Para a advogada, o enfrentamento a essa cultura passa pela discussão e regulamentação da indústria da pornografia.

"A cultura machista sempre existiu e a pornografia retrata essa cultura, que sempre atacou meninas. No entanto, isso tem siso retroalimentado por uma indústria poderosíssima sem regulamentação e agora a pornografia potencializa isso em um nível maior porque chega em todos os espaços. Qualquer criança tem acesso a sites pornográficos no celular e computador. Tem uma geração sendo formada pela lógica da pornografia", diz.

No Brasil, 'hentai' foi o termo mais pesquisado no Pornhub em 2021. "São desenhos animados extremamente violentos, geralmente com uma menina vestida de colegial sendo estuprada por homens adultos", diz.

Tiktok, funk e 'cultura da novinha'

Luciana não concorda com falas que atribuem a cultura da novinha a um problema específico, como as redes sociais. Em fevereiro, a ex-ministra Damares Alves associou a gravidez e sexualização precoces ao uso do TikTok.

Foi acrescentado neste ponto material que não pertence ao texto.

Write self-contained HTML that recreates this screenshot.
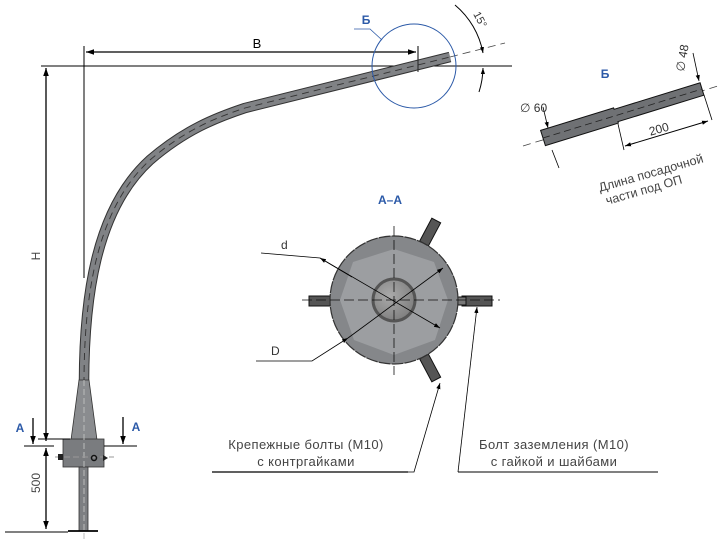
<!DOCTYPE html>
<html><head><meta charset="utf-8"><style>
body{margin:0;background:#fff}
svg{display:block}
text{font-family:"Liberation Sans","DejaVu Sans",sans-serif}
</style></head><body>
<svg width="723" height="543" viewBox="0 0 723 543" xmlns="http://www.w3.org/2000/svg">
<defs>
<marker id="ar" viewBox="0 0 10 10" refX="10" refY="5" markerWidth="8" markerHeight="8" orient="auto-start-reverse" markerUnits="userSpaceOnUse"><path d="M0,1.5 L10,5 L0,8.5 Z" fill="#000"/></marker>
<marker id="ars" viewBox="0 0 10 10" refX="10" refY="5" markerWidth="6" markerHeight="6" orient="auto-start-reverse" markerUnits="userSpaceOnUse"><path d="M0,1.5 L10,5 L0,8.5 Z" fill="#000"/></marker>
<radialGradient id="g1" cx="0.4" cy="0.4" r="0.7"><stop offset="0" stop-color="#aaa"/><stop offset="1" stop-color="#7a7a7a"/></radialGradient>
</defs>
<line x1="41" y1="66" x2="512" y2="66" stroke="#000" stroke-width="1"/>
<line x1="84" y1="46" x2="84" y2="278" stroke="#000" stroke-width="1"/>
<line x1="418" y1="46" x2="418" y2="68" stroke="#000" stroke-width="1"/>
<line x1="86" y1="52" x2="416" y2="52" stroke="#000" stroke-width="1.3" marker-start="url(#ar)" marker-end="url(#ar)"/>
<text x="257" y="48" font-size="13" text-anchor="middle">B</text>
<line x1="46" y1="68" x2="46" y2="441" stroke="#000" stroke-width="1.3" marker-start="url(#ar)" marker-end="url(#ar)"/>
<text transform="translate(40,256) rotate(-90)" font-size="12" text-anchor="middle" fill="#444">H</text>
<path d="M84 384 C84 300,95 210,150 160 C185 130,215 118,245 108 L450 57" fill="none" stroke="#333" stroke-width="10.5"/>
<path d="M84 384 C84 300,95 210,150 160 C185 130,215 118,245 108 L450 57" fill="none" stroke="#808285" stroke-width="8.5"/>
<path d="M84 384 C84 300,95 210,150 160 C185 130,215 118,245 108 L450 57" fill="none" stroke="#333" stroke-width="0.9" stroke-dasharray="7,5"/>
<line x1="450" y1="57" x2="505" y2="43" stroke="#444" stroke-width="0.8" stroke-dasharray="8,5"/>
<line x1="418" y1="60" x2="418" y2="72" stroke="#222" stroke-width="1"/>
<polygon points="79,380 89,380 97,440 71,440" fill="#8a8c8f" stroke="#333" stroke-width="0.8"/>
<rect x="63" y="439" width="41" height="28" fill="#7a7c7f" stroke="#333" stroke-width="0.8"/>
<rect x="79" y="467" width="9" height="64" fill="#7d7f82" stroke="#333" stroke-width="0.8"/>
<line x1="84" y1="380" x2="84" y2="540" stroke="#bbb" stroke-width="1" stroke-dasharray="6,3"/>
<line x1="55" y1="457" x2="114" y2="457" stroke="#999" stroke-width="1" stroke-dasharray="6,3"/>
<rect x="58" y="454" width="5" height="6" fill="#222"/>
<circle cx="94" cy="458" r="2.5" fill="none" stroke="#111" stroke-width="1.5"/>
<path d="M103 455 L108 458 L103 461Z" fill="#222"/>
<line x1="68" y1="531" x2="98" y2="531" stroke="#000" stroke-width="1.8"/>
<line x1="5" y1="532" x2="68" y2="532" stroke="#000" stroke-width="1"/>
<line x1="24" y1="446" x2="54" y2="446" stroke="#000" stroke-width="1"/>
<line x1="104" y1="446" x2="137" y2="446" stroke="#000" stroke-width="1"/>
<line x1="38" y1="439" x2="70" y2="439" stroke="#000" stroke-width="1"/>
<line x1="33" y1="418" x2="33" y2="444" stroke="#000" stroke-width="1.3" marker-end="url(#ar)"/>
<line x1="123" y1="417" x2="123" y2="444" stroke="#000" stroke-width="1.3" marker-end="url(#ar)"/>
<text x="20" y="432" font-size="12" font-weight="bold" fill="#2c5aa8" text-anchor="middle">A</text>
<text x="136" y="431" font-size="12" font-weight="bold" fill="#2c5aa8" text-anchor="middle">A</text>
<line x1="46" y1="448" x2="46" y2="529" stroke="#000" stroke-width="1.3" marker-start="url(#ar)" marker-end="url(#ar)"/>
<text transform="translate(40,483) rotate(-90)" font-size="12" text-anchor="middle" fill="#444">500</text>
<circle cx="414" cy="66" r="42" fill="none" stroke="#2c5aa8" stroke-width="1"/>
<polyline points="354,29 370,29 382,40" fill="none" stroke="#2c5aa8" stroke-width="0.8"/>
<text x="366" y="24" font-size="12" font-weight="bold" fill="#2c5aa8" text-anchor="middle">Б</text>
<path d="M455 5 A82 82 0 0 1 483 53" fill="none" stroke="#000" stroke-width="1" marker-end="url(#ars)"/>
<path d="M479 92 A82 82 0 0 0 483 68" fill="none" stroke="#000" stroke-width="1" marker-end="url(#ars)"/>
<text transform="translate(473,14) rotate(62)" font-size="11" fill="#333">15°</text>
<text x="605" y="78" font-size="12" font-weight="bold" fill="#2c5aa8" text-anchor="middle">Б</text>
<line x1="523" y1="146" x2="718" y2="86" stroke="#444" stroke-width="0.8" stroke-dasharray="8,5"/>
<polygon points="540.6,130.4 613.6,107.9 614.1,109.3 700.1,82.8 703.9,95.2 617.9,121.7 618.4,123.1 545.4,145.6" fill="#6f7174" stroke="#111" stroke-width="1"/>
<line x1="543" y1="138" x2="702" y2="89" stroke="#222" stroke-width="0.8" stroke-dasharray="7,4"/>
<line x1="543" y1="107" x2="548" y2="128" stroke="#000" stroke-width="0.8" marker-end="url(#ars)"/>
<line x1="559" y1="168" x2="552" y2="150" stroke="#000" stroke-width="0.8"/>
<line x1="693" y1="53" x2="699" y2="81" stroke="#000" stroke-width="0.8" marker-end="url(#ars)"/>
<line x1="704" y1="95" x2="712" y2="120" stroke="#000" stroke-width="0.8"/>
<line x1="618" y1="124" x2="624" y2="150" stroke="#000" stroke-width="0.8"/>
<line x1="625" y1="146" x2="708" y2="121" stroke="#000" stroke-width="1" marker-start="url(#ars)" marker-end="url(#ars)"/>
<text x="520" y="112" font-size="12" fill="#333">∅ 60</text>
<text transform="translate(684,72) rotate(-80)" font-size="12" fill="#333">∅ 48</text>
<text transform="translate(660,133) rotate(-16)" font-size="12" fill="#333" text-anchor="middle">200</text>
<text transform="translate(652,177) rotate(-16)" font-size="12.5" fill="#444" text-anchor="middle">Длина посадочной</text>
<text transform="translate(645,194) rotate(-16)" font-size="12.5" fill="#444" text-anchor="middle">части под ОП</text>
<text x="390" y="204" font-size="12" font-weight="bold" fill="#2c5aa8" text-anchor="middle">A–A</text>
<g stroke="#111" stroke-width="1">
<rect x="309" y="296" width="26" height="10" fill="#555"/>
<rect x="330" y="297" width="8" height="8" fill="#777"/>
<rect x="462" y="296" width="30" height="10" fill="#555"/>
<rect x="458" y="297" width="8" height="8" fill="#777"/>
<g transform="translate(394,300) rotate(-62)"><rect x="60" y="-5" width="30" height="10" fill="#555"/><rect x="56" y="-4" width="8" height="8" fill="#777"/></g>
<g transform="translate(394,300) rotate(62)"><rect x="60" y="-5" width="30" height="10" fill="#555"/><rect x="56" y="-4" width="8" height="8" fill="#777"/></g>
</g>
<circle cx="394" cy="300" r="64" fill="#85878a" stroke="#333" stroke-width="1.2" stroke-dasharray="12,1"/>
<polygon points="394,249 434,262 448,300 435,340 394,355 354,340 340,300 353,262" fill="#9c9ea1"/>
<circle cx="394" cy="300" r="21" fill="url(#g1)" stroke="#555" stroke-width="3"/>
<line x1="302" y1="300" x2="500" y2="300" stroke="#111" stroke-width="0.8" stroke-dasharray="10,4"/>
<line x1="394" y1="226" x2="394" y2="375" stroke="#111" stroke-width="0.8" stroke-dasharray="10,4"/>
<polyline points="261,253 320,258 440,328" fill="none" stroke="#000" stroke-width="0.8" marker-end="url(#ars)"/>
<line x1="320" y1="258" x2="352" y2="277" stroke="#000" stroke-width="0.8" marker-start="url(#ars)"/>
<polyline points="256,361 312,361 348,338" fill="none" stroke="#000" stroke-width="0.8" marker-end="url(#ars)"/>
<line x1="348" y1="338" x2="443" y2="268" stroke="#000" stroke-width="0.8" marker-end="url(#ars)"/>
<text x="281" y="249" font-size="12" fill="#333">d</text>
<text x="271" y="355" font-size="12" fill="#333">D</text>
<polyline points="212,472 414,472 440,383" fill="none" stroke="#000" stroke-width="0.8" marker-end="url(#ars)"/>
<polyline points="458,472 658,472" fill="none" stroke="#000" stroke-width="1"/>
<line x1="458" y1="472" x2="477" y2="307" stroke="#000" stroke-width="0.8" marker-end="url(#ars)"/>
<line x1="212" y1="472" x2="408" y2="472" stroke="#000" stroke-width="1.2"/>
<text x="306" y="449" font-size="13" letter-spacing="0.4" fill="#444" text-anchor="middle">Крепежные болты (М10)</text>
<text x="306" y="466" font-size="13" letter-spacing="0.4" fill="#444" text-anchor="middle">с контргайками</text>
<text x="554" y="449" font-size="13" letter-spacing="0.4" fill="#444" text-anchor="middle">Болт заземления (М10)</text>
<text x="554" y="466" font-size="13" letter-spacing="0.4" fill="#444" text-anchor="middle">с гайкой и шайбами</text>
</svg>
</body></html>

"Se você parte desse princípio, você tem que acreditar que a violência só aconteceu depois que a internet surgiu e a partir das redes sociais. Hoje temos um outro tipo de violência e a online que é uma modalidade nova. Na minha leitura, não são as mídias sociais que causaram isso. Nenhuma sexualização pode justificar uma violência."

Outros setores mais conservadores também atacam e relacionam o funk com a erotização precoce. Com a palavra 'novinha' popularizada por MCs e em letras das músicas, todo um ritmo é estigmatizado, diz a produtora de conteúdo digital a analista de marketing Tamiris Coutinho, idealizadora do Coletivo Funk no Poder e da Braba Comunicação.

"O termo 'novinha' acabou ganhando mais visibilidade através das letras de funk, mas querer ligar exclusivamente o funk a essa questão é um discurso para perseguir e criminalizar o movimento e as pessoas que o constroem diariamente. Quando outros gêneros musicais trazem essa mesma questão nas músicas, não há críticas na mesma intensidade. Uma música com versos "É porque tu senta com carinha de neném' ["Carinha de neném", do cantor Japãozin] estava estourada nas paradas de sucesso um tempo atrás, mas nenhum debate acerca dessa conotação ganhou visibilidade", diz a pesquisadora.

"Atribuir ao funk uma problemática que envolve questões complexas — como a erotização precoce, pedofilia, casamento infantil, exploração sexual, educação sexual — é mais uma tentativa de criminalizar o movimento, e principalmente, mascarar e negar a profundidade das questões que envolvem a chamada 'cultura da novinha'", completa.

"Em grande maioria, os que buscam fazer isso são exatamente os conservadores que se negam a debater essas questões e inclusive, defendem, por exemplo, a ausência da educação sexual e o casamento a todo custo, incluindo mulheres menores de 18 anos."

Luciana concorda que, como início da desconstrução desse movimento, está a educação sexual nas escolas, públicas e privadas. "Temos que trabalhar com uma lógica de consciência. E isso se faz a partir dessa discussão sobre sexualidades saudáveis. Só assim você vai despertar reflexão e consciência nestas meninas e meninos."